I did find one classic geocache hiding in the rocks, but because of the rerouting, I missed visiting places like Klondike, Siberia, and Bagdad.

When I returned to Kelbaker Road, the semi driver was just returning to his truck after delivering a front end loader with a 12' wide bucket. He had unloaded here because of bridges with inadequate load limits but said the road was open to Cadiz road, but not EAST of there.

With that info, I drove around the road closed signs and continued east towards Chambless. Spotted this sign which was in better condition than the former cafe and gas station that it advertised!

Chambless appeared to be totally lacking in residents. The buildings were decaying but the fences were in good condition.

Immediately east of Cadiz Road was another road block and this sign stating the road was impassable. It certainly didn't look it, and there was no one to ask. I'm betting a bridge washed out at some point.

Since the highway is now a county road, it could well be that they decided not to replace or fix whatever made the road impassable. Unfortunately, this loop used to be a 75 mile section of surviving Route 66, complete with several 'whistle stop' towns that survived on tourism.

I'm hoping to go back this winter and spend some time in the area, including finding out what makes the road impassible.

Friday, August 10, 2018

Where to Now?

The weather has been super hot, limiting any interest in local hiking. Once again, I put together plans for an overnight trip, looping up through Searchlight, Nevada and then over to Barstow, California before heading home.

As is typical when I'm traveling solo, it was an early morning departure, but the GPS in the car was loaded with the route,

and made creating a list of caches an easy task. I was going to concentrate on some earth caches and a handful of other caches that looked interesting.

One of the nice things about Cachetur is that the new app updates an estimated schedule based on actual arrival times. By adding a waypoint at the beginning for home, I was able to start the list with an accurate departure time - 3:39 a.m.

Cachetur estimated the trip to be 871 miles with a completion time (including time for the 25 planned caches) of 23 hours, 14 minutes, and 59 seconds. I'll admit to being crazy, but I'm not going to do a 24 hour trip without some rest so I decided I'd get a hotel in Barstow before starting back.
I took lots of pictures on day one (on the phone) and managed to lose every one of them when downloading them to the computer the first evening. This one is from the next day and the previous ones are from my old Canon camera which takes terrible pictures thanks to all its river abuse.
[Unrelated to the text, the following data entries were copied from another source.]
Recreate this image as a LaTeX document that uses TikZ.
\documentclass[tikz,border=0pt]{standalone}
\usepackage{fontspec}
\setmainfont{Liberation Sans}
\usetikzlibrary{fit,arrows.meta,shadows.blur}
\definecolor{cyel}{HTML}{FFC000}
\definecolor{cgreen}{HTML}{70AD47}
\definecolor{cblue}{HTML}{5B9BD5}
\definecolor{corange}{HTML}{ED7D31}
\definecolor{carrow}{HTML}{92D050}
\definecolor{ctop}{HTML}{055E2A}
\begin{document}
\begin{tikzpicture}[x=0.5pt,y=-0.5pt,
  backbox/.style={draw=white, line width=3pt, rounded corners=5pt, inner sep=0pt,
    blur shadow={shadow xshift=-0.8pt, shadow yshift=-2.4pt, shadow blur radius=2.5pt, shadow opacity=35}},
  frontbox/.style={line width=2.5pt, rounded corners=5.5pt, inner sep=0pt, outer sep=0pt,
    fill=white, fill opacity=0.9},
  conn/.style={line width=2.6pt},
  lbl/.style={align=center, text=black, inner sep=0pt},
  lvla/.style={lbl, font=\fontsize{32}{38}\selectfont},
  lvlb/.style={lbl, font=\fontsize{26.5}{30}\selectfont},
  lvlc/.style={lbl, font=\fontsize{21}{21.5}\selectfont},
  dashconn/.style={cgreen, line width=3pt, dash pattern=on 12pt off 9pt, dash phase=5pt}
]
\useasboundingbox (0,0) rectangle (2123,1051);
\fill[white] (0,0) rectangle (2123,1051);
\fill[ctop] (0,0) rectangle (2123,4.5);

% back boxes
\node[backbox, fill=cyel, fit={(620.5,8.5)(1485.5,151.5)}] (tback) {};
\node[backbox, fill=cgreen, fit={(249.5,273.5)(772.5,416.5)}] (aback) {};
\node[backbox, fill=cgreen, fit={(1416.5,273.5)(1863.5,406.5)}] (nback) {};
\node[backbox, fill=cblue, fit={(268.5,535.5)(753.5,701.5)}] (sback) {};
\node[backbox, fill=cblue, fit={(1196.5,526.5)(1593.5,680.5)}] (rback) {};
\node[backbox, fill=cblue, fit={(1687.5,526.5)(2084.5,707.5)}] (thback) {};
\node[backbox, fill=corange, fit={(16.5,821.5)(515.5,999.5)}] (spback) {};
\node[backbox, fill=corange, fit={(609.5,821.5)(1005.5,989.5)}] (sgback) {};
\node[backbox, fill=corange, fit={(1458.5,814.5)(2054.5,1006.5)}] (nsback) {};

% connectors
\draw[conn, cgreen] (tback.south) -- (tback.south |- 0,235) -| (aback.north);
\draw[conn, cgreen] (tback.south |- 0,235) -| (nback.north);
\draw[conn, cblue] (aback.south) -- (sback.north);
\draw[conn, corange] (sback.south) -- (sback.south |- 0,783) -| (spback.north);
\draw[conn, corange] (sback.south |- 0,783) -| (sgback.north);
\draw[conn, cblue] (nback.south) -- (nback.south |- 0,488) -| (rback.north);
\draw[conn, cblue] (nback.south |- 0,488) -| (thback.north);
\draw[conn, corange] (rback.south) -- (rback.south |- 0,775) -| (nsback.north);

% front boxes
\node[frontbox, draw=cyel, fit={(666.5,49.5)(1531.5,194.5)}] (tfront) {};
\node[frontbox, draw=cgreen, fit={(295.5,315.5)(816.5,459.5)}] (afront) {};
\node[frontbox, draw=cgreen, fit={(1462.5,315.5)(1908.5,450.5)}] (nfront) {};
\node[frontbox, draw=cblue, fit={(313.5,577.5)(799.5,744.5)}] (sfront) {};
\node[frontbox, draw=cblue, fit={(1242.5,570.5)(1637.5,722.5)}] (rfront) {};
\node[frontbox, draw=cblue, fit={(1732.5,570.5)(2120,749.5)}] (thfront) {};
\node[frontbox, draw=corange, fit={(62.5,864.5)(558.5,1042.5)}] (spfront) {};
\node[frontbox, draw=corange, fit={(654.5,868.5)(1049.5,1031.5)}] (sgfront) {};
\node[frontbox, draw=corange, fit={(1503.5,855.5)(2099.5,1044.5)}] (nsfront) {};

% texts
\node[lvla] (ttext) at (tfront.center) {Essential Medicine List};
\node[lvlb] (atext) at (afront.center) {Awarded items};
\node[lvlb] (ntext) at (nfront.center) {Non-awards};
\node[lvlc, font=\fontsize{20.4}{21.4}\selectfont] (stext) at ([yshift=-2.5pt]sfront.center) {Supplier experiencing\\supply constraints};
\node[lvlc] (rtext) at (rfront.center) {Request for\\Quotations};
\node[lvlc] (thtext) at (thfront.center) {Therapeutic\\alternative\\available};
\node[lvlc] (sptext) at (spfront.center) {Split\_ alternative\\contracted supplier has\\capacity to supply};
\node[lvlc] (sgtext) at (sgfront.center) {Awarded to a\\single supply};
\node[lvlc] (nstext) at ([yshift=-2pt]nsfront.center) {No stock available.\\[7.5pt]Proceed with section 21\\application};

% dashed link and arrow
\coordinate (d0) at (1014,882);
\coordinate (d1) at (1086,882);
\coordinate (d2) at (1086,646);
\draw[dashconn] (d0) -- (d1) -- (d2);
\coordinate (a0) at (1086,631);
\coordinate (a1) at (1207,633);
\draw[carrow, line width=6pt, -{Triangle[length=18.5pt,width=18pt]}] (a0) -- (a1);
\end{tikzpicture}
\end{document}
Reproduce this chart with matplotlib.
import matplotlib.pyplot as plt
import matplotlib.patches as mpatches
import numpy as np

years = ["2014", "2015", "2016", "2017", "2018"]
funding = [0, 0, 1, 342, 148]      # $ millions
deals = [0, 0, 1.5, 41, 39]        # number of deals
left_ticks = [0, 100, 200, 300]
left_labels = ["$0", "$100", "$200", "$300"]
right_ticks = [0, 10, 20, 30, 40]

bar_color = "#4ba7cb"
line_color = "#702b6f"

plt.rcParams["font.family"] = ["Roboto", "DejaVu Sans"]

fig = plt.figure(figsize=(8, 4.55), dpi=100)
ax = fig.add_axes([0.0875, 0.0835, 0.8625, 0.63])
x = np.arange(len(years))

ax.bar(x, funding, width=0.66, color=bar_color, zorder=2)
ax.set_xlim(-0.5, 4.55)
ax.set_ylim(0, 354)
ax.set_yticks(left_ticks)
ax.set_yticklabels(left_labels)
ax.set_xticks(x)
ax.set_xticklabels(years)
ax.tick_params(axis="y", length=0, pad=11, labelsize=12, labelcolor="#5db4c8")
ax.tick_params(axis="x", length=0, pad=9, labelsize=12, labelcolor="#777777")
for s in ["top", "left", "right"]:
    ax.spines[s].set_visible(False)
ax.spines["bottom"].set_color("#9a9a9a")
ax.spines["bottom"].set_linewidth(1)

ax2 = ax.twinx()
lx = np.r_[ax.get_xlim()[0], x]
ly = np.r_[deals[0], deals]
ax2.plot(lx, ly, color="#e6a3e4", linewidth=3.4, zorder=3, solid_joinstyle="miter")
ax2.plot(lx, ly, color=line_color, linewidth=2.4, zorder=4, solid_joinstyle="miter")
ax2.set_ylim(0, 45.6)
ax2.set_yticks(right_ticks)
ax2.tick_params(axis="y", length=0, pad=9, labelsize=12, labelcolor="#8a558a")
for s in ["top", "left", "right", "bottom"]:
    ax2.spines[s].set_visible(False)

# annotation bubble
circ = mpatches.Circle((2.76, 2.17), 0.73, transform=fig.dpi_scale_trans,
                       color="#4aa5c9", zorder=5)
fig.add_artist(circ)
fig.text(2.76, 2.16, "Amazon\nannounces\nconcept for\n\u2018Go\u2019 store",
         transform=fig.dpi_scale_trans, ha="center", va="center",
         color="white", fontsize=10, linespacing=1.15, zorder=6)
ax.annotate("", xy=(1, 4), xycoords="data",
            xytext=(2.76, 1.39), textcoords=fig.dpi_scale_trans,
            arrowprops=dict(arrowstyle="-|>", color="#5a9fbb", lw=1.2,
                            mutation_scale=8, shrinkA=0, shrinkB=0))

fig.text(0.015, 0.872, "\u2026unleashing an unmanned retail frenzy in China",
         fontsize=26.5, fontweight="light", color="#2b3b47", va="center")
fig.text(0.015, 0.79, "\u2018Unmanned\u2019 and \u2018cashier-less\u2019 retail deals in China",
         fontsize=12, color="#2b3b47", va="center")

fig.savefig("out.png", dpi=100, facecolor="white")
The best stop of the day was in Baker, California which bills itself as the Gateway to Death Valley. The thermometer stands 134 feet high to commemorate the highest temperature recorded here. It was 108 degrees when I was there, slightly cooler than the high in Phoenix that day.

This picture isn't mine - it was taken several years ago and is used in accordance with the Creative Commons license.

I got into Barstow about 2 hours ahead of schedule. A hotel room with a working air conditioner gave me a place to log the various caches I'd completed. An early start tomorrow for the trip back including a section of Route 66.